> _AIM OF THE TASK_
Transcribe the lines from the start of the data below through the line with "ReferenceLine, XAxis, YAxis", word for word and nothing more.

> _SUPPLIED DATA_
****************

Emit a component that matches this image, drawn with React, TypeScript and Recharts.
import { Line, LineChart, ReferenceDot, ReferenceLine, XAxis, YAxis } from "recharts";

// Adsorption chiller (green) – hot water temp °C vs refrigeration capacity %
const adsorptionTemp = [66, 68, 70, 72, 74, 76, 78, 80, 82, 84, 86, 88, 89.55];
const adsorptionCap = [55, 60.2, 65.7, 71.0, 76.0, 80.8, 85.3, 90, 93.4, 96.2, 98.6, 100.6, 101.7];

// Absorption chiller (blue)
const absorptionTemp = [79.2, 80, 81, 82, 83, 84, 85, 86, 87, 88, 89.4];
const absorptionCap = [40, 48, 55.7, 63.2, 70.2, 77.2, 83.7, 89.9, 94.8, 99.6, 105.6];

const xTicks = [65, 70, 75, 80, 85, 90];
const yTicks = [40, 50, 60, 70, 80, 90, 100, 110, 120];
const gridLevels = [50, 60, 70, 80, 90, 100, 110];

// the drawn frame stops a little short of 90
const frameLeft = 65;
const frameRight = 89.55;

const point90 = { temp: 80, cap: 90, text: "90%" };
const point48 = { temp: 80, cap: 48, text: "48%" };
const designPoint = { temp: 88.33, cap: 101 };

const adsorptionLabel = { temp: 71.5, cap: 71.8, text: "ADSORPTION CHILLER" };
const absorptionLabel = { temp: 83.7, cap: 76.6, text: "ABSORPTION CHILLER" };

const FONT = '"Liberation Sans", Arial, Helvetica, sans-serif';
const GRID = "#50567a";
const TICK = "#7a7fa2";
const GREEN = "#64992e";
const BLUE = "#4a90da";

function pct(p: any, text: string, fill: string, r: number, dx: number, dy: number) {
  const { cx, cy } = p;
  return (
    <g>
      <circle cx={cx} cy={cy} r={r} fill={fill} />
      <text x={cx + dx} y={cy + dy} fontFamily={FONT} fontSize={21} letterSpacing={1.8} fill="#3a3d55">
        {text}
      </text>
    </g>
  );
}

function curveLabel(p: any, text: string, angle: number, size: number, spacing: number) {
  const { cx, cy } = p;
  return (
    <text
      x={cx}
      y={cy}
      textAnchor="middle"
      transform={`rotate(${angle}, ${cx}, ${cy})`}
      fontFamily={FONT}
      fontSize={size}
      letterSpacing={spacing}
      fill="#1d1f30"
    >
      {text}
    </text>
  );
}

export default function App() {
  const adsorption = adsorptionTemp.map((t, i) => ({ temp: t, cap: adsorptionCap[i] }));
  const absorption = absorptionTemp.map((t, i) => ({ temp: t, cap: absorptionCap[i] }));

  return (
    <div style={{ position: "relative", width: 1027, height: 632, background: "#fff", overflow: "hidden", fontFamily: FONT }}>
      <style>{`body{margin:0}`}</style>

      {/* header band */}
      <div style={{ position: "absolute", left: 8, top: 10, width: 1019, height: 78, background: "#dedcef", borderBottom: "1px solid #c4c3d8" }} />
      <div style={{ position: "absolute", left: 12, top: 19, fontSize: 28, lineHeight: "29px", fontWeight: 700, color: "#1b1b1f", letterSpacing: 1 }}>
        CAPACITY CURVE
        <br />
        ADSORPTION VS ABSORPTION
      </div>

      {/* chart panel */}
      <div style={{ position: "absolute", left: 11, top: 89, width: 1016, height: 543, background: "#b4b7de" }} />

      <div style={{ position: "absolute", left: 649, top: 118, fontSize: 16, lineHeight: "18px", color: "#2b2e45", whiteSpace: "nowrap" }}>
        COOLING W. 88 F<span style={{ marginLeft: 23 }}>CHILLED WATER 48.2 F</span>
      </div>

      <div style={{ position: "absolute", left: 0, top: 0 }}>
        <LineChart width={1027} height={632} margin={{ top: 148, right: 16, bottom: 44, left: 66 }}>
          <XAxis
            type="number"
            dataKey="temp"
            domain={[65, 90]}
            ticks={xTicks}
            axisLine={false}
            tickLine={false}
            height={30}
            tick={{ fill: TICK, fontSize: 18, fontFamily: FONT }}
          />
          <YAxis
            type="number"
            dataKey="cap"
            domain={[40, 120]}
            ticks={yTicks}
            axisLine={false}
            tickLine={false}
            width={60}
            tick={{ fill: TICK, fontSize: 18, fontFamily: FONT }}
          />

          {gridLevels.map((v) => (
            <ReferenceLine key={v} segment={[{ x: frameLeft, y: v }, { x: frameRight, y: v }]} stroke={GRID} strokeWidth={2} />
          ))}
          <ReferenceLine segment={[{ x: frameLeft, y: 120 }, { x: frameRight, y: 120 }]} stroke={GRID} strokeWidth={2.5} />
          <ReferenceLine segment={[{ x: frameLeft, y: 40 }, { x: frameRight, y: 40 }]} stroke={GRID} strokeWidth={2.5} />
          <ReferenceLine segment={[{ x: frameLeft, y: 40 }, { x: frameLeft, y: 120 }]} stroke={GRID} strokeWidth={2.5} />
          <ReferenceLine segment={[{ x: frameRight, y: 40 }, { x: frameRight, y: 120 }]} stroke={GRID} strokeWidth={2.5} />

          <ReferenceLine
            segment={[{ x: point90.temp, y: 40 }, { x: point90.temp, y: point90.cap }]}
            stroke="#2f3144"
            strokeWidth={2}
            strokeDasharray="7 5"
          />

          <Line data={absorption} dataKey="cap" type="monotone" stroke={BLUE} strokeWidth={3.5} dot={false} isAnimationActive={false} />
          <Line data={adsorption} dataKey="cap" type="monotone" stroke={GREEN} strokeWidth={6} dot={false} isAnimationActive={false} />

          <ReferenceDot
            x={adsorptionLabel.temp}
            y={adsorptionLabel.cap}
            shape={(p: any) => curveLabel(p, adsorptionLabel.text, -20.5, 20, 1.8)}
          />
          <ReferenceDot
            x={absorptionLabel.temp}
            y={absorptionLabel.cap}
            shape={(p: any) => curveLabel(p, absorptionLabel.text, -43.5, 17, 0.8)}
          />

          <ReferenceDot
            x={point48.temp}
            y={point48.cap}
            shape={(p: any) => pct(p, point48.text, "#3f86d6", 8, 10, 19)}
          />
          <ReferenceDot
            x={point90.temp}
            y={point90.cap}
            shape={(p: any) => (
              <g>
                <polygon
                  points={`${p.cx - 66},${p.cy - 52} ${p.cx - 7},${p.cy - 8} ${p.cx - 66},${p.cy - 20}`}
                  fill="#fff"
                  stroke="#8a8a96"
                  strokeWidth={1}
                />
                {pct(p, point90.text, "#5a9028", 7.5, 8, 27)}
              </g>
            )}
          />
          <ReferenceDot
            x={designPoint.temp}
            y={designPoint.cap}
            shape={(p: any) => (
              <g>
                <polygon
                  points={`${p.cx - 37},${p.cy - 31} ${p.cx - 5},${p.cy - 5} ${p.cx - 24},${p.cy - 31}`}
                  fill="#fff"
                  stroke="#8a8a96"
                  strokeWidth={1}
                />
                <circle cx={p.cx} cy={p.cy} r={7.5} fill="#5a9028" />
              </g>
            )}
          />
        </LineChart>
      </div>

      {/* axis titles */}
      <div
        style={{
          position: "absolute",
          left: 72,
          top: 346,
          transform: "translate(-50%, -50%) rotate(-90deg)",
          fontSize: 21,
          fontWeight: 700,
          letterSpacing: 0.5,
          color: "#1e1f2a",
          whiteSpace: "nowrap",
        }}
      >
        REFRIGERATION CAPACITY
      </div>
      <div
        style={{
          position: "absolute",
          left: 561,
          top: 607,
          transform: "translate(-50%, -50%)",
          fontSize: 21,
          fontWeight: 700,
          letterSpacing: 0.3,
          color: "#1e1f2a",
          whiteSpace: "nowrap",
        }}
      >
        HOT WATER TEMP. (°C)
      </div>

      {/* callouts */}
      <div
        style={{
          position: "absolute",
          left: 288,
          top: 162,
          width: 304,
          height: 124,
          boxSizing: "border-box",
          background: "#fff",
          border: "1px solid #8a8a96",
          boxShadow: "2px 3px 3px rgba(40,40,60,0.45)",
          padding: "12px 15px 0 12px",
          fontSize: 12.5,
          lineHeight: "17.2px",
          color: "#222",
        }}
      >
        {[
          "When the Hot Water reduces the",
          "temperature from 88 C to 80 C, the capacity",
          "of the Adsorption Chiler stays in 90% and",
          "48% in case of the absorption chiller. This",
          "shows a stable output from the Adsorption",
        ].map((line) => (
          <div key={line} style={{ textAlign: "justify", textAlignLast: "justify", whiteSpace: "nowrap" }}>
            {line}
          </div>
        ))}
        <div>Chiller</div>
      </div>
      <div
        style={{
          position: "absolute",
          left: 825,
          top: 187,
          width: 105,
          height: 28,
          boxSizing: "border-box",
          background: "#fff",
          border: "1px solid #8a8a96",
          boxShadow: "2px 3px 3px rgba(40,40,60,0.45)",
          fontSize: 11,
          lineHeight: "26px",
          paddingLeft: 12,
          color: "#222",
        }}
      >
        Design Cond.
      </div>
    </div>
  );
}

****************

> _RESPONSE TO THIS EXERCISE_
Emit a component that matches this image, drawn with React, TypeScript and Recharts.
import { Line, LineChart, ReferenceDot, ReferenceLine, XAxis, YAxis } from "recharts";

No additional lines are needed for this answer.